I usually reserve my game for last but I figured we should get this debacle out of the way at first. There's nothing like having a beat down take place and being able to take it like a man. I however am not much of a man so I took this beating kicking and screaming like the "man-cardless" man that I am. The Shimrp (intentional spelling error) got the best of me and treated me like a rag doll. To Leo's credit he embarrassed me with some crafty waiver wire pickups including Sims-Walker and Coffee. The moves should be no brainers. Afterall, anyone with two last names is either crazy or powerful and if your name is Coffee you know you'll have energy. Thank you Leo for applying a walloping, I only hope I can have another some time soon.
This week there were some things in fantasy football land that were absolutely hideous. I'm talking really ugly. It was Joyce's performance this week with a whopping 41 points. Rather than continue with the easy insults (since I can already here the weak excuses) I will in turn give props to Mr. Long & First. You were the ultimate winner in Week 4. You got your junk all up in Joyce's face and metaphorically said "I'm so much bigger & better than you that you, your reserves & yo mama can't even get up on dis!" Way to go cowboy!
As I reread some of the earlier blogs I think I may have gotten ahead of myself on a few things. One of the biggest mistakes made was giving Katie credit earlier on for having made good moves. A closer look reveals that she not only hasn't made good moves, but that her team is like a cancer that is growing a foot inside her head causing her to have headaches. The combined output from all your WR, even the one on the bench was 6 points, and none of them were on a bye week. The move of the week goes to Hey Reb. It must've been tough to cheer for the 49ers defense as they slaughtered the Rams, but at least it helped you earn your second win of the season.
I guess we should next talk about Barely Legal and his 4-0 band of hoochie mamas. Alan is playing things cool like Peyton Manning. He doesn't have the best looking team on paper, but he's been able to beat down the slugs that he's played thus far. This week he was lucky enough to face the "town idiot" of the league. That's right Mr. SBA Foreigner himself who is damaging his CDC's image rather than enhancing it. Any hope of us using this CDC is directly impacted by Mr. SBA's performance within this league. What makes you think you can handle a simple SBA loan if you can't even manage a fantasy football team? See the discussion from week 2 on glass ceilings and apply it to yourself. Meanwhile, if Alan keeps kicking butt and goes 16-0 he will win a trip to meet Mr. Manning himself. And if the Foreigner keeps this piss poor effort up then Terry Tate (you have to see this one on youtube) will soon beat him down!
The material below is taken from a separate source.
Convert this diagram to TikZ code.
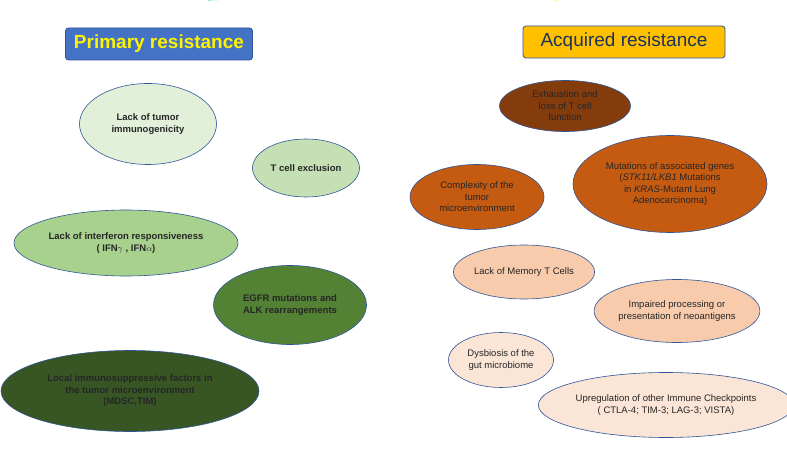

The Black Mamba is back with a vengeance. The Japanese Turds are now a mere Hershey Squirt. The only thing worse then your 55 point output is the fact that the company is relying on your analysis now more than ever and this is the effort we get out of you on a fantasy football level?!?! My message to Senior Management is this, be very careful of what Gregg recommends because if he's using the same thought process on the lease packages as his fantasy team then it's time to sell our stock. Mad props to Mr. Mamba for the smackdown applied. (Now I will exercise Blogger freedoms) The joy you felt with this victory is the same feelings that will spread thoughout Anaheim as the Angels finally get their revenge in the ALDS.
The last game of the blog is the Little Ponies vs. Señor Sarcasm. In this battle Scott took a ride on a midget horse but that's all the horsepower needed to beat up on the vacationing Bo. A few different moves by Bo, namely benching Bush and playing Adai could have reaped you victory, however you remain a loser. Scott's performance wasn't anything to write home about but it was enough to win, and sometimes that's good enough.